If you don’t value your time, nobody else will value it either.
I think the goal with service is to do just enough and no more than that. The goal is to do something visible, something that will help you professionally, and most importantly, something that has a set goal and a set ending date.
I like: admissions, scholarships, organizing speaker series, etc.
I avoid like the plague: faculty senate, women’s faculty group, diversity committees, etc.
Hm… I notice that some of these time-sucks are things that are supposed to help women and minorities. Ironic. I blame the patriarchy.
How to get out of unwanted service? Volunteer for wanted service ASAP and use that service as an excuse to not possibly have time for other types of service. For example, an untenured professor is only supposed to be on one school-wide committee. I begged onto the university scholarship committee. I said that it will help my work on the admissions committee and will help us to build a good student body. Now when I am asked (again) about the women’s faculty group, I will say, Oh, I’m sorry, I’m already on a university-wide committee and my mentors say that as an untentured professor I shouldn’t take any more time away from my research by being on more than one outside committee.
#2 says: I agree with you. However, this tactic works much less well when you don’t have enough faculty to do everything that needs to be done. I do more service than I would like, but I still say no a lot. Small departments make this hard. My senior colleagues want to protect my time, but stuff has to get done, somebody has to do it, and they value my input. Oh well. At least they are nice!
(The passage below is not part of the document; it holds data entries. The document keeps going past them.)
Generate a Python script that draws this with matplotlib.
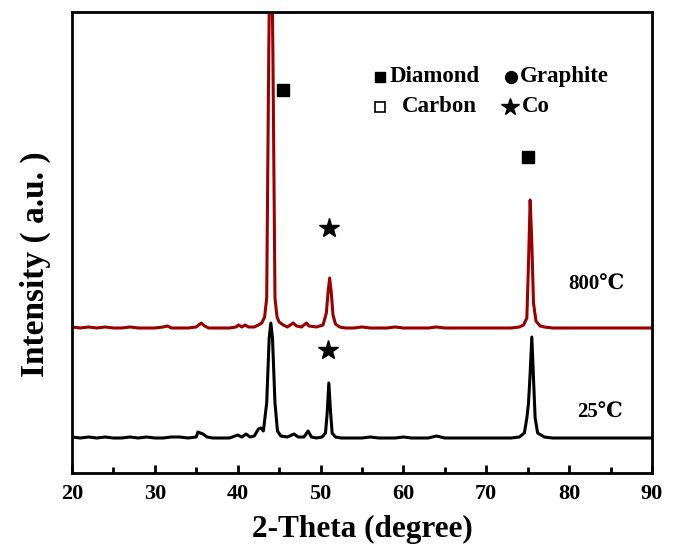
import matplotlib
matplotlib.use("Agg")
import matplotlib.pyplot as plt
from matplotlib.ticker import MultipleLocator

plt.rcParams["font.family"] = ["Liberation Serif", "DejaVu Serif", "Noto Sans CJK SC"]

# ================================
# DATA (intensity in a.u.)
# ================================
theta_800 = [20, 21, 22, 23, 24, 25, 26, 27, 28, 29, 30, 31, 31.5, 32, 33, 34, 35,
             35.3, 35.6, 36, 36.5, 37, 38, 39, 39.8, 40.1, 40.5, 40.9, 41.3, 42,
             42.5, 42.9, 43.25, 43.5, 43.75, 44.0, 44.25, 44.5, 44.75, 45, 45.5, 46,
             46.7, 47.1, 47.7, 48.3, 48.6, 49.5, 50.3, 50.7, 50.9, 51.1, 51.3,
             51.5, 51.8, 52.3, 53, 54, 55, 56, 57, 58, 59, 60, 61, 62, 63, 64, 65,
             66, 67, 68, 69, 70, 71, 72, 73, 74, 74.5, 74.9, 75.1, 75.3, 75.5,
             75.7, 76, 76.5, 77, 78, 79, 80, 81, 82, 83, 84, 85, 86, 87, 88, 89, 90]
int_800 = [146, 145, 146, 145, 146, 145, 145, 146, 145, 145, 145, 146, 147, 145, 145, 145, 146,
           148, 150, 147, 145, 145, 145, 145, 146, 148, 146, 148, 146, 146,
           148, 150, 156, 175, 420, 600, 420, 175, 156, 151, 148, 146,
           150, 147, 146, 150, 147, 146, 148, 160, 180, 195, 180,
           158, 149, 146, 145, 145, 146, 145, 145, 145, 146, 145, 145, 145, 145, 146, 145,
           145, 145, 145, 145, 145, 145, 145, 145, 146, 148, 155, 210, 273, 230,
           170, 152, 147, 146, 145, 145, 145, 145, 145, 145, 145, 145, 145, 145, 145, 145, 145]

theta_25 = [20, 21, 22, 23, 24, 25, 26, 27, 28, 29, 30, 31, 32, 33, 34, 35, 35.2,
            35.5, 35.8, 36.3, 37, 38, 39, 40, 40.5, 41, 41.5, 42, 42.5, 42.8, 43.1,
            43.5, 43.8, 44.0, 44.2, 44.5, 44.8, 45.2, 46, 46.8, 47.3, 48, 48.5,
            48.9, 49.5, 50.2, 50.6, 50.8, 51.0, 51.2, 51.4, 51.8, 52.5, 53, 54, 55,
            56, 57, 58, 59, 60, 61, 62, 63, 64, 65, 66, 67, 68, 69, 70, 71, 72, 73,
            74, 74.6, 74.9, 75.1, 75.3, 75.5, 75.7, 75.9, 76.2, 77, 78, 79, 80, 81,
            82, 83, 84, 85, 86, 87, 88, 89, 90]
int_25 = [36, 35, 36, 35, 36, 35, 35, 36, 35, 36, 35, 35, 36, 36, 35, 36, 41,
          40, 39, 36, 35, 35, 35, 38, 36, 39, 36, 37, 44, 45, 42,
          70, 135, 150, 135, 70, 42, 37, 36, 39, 36, 36, 42,
          36, 35, 36, 40, 60, 90, 62, 40, 36, 35, 35, 35, 35,
          36, 35, 35, 35, 36, 35, 35, 35, 37, 35, 35, 35, 35, 35, 35, 35, 35, 35,
          36, 40, 55, 70, 100, 136, 95, 55, 40, 36, 35, 35, 35, 35,
          35, 35, 35, 35, 35, 35, 35, 35, 35]

# phase markers: (2-theta, height)
diamond_marks = [(45.5, 383), (75.0, 316)]
co_marks = [(51.0, 245), (50.9, 123)]

# ================================
# PLOT
# ================================
fig = plt.figure(figsize=(6.74, 5.57), dpi=100)
ax = fig.add_axes([0.1068, 0.1508, 0.8605, 0.8277])

ax.plot(theta_25, int_25, color="black", lw=2.2)
ax.plot(theta_800, int_800, color="#9b0000", lw=2.2)

for x, y in diamond_marks:
    ax.plot(x, y, marker="s", color="black", ms=8, ls="none")
for x, y in co_marks:
    ax.plot(x, y, marker="*", color="black", ms=15, ls="none")

ax.text(83.3, 188, "800℃", fontsize=15, fontweight="bold", ha="center", va="center")
ax.text(83.7, 60, "25℃", fontsize=15, fontweight="bold", ha="center", va="center")

# legend block
ax.plot(57.2, 396, marker="s", color="black", ms=7.5, ls="none")
ax.text(58.3, 396, "Diamond", fontsize=16.5, fontweight="bold", va="center")
ax.plot(73.0, 396, marker="o", color="black", ms=8.5, ls="none")
ax.text(74.0, 396, "Graphite", fontsize=16.5, fontweight="bold", va="center")
ax.plot(57.2, 366, marker="s", mfc="white", mec="black", mew=1.2, ms=7.5, ls="none")
ax.text(59.8, 366, "Carbon", fontsize=16.5, fontweight="bold", va="center")
ax.plot(72.9, 366, marker="*", color="black", ms=13, ls="none")
ax.text(74.3, 366, "Co", fontsize=16.5, fontweight="bold", va="center")

ax.set_xlim(20, 90)
ax.set_ylim(0, 461)
ax.xaxis.set_major_locator(MultipleLocator(10))
ax.xaxis.set_minor_locator(MultipleLocator(5))
ax.set_yticks([])
ax.tick_params(axis="x", which="major", direction="in", length=6, width=2, labelsize=16, pad=8)
ax.tick_params(axis="x", which="minor", direction="in", length=4, width=2)
for lab in ax.get_xticklabels():
    lab.set_fontweight("bold")
for s in ax.spines.values():
    s.set_linewidth(2)

ax.set_xlabel("2-Theta (degree)", fontsize=22.5, fontweight="bold", labelpad=8)
ax.set_ylabel("Intensity ( a.u. )", fontsize=24, fontweight="bold")
ax.yaxis.set_label_coords(-0.037, 0.453)

fig.savefig("out.png", dpi=100)
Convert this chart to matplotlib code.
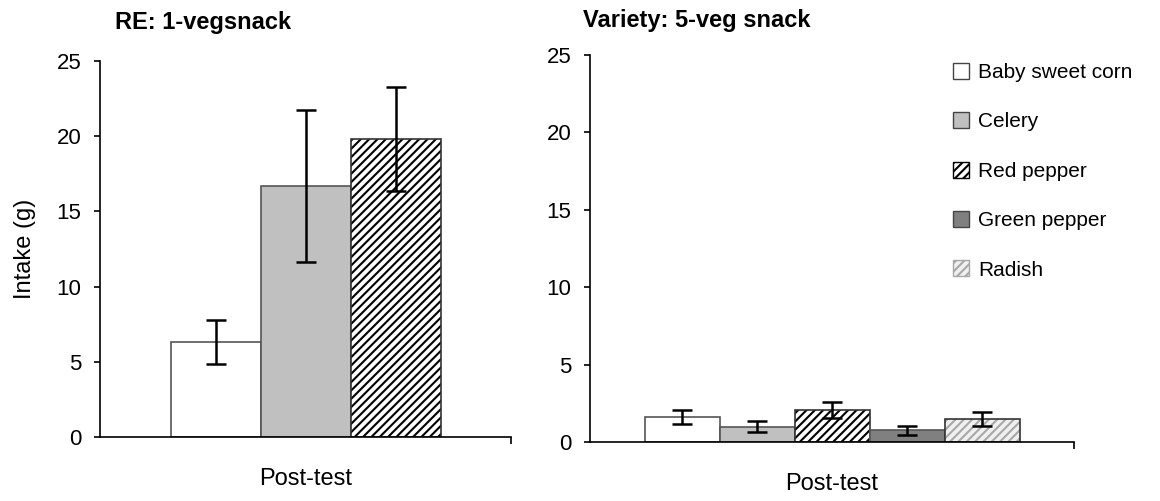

#1: No, I definitely agree that we need to do some service. But we don’t need to do MORE than our fair share (even if we’re missing that essential get-out-of-work free Y chromosome, IBTP) , and we certainly don’t need to be on committees that meet all the time and never produce anything but whining. I love my department because we don’t have very much of the not producing anything committees (even the curriculum committee doesn’t meet without an end-goal in advance) and our chair has allowed a lot of administrative things to be outsourced to professional administrators (aka highly qualified administrative assistants), which hasn’t resulted from any complaints from me!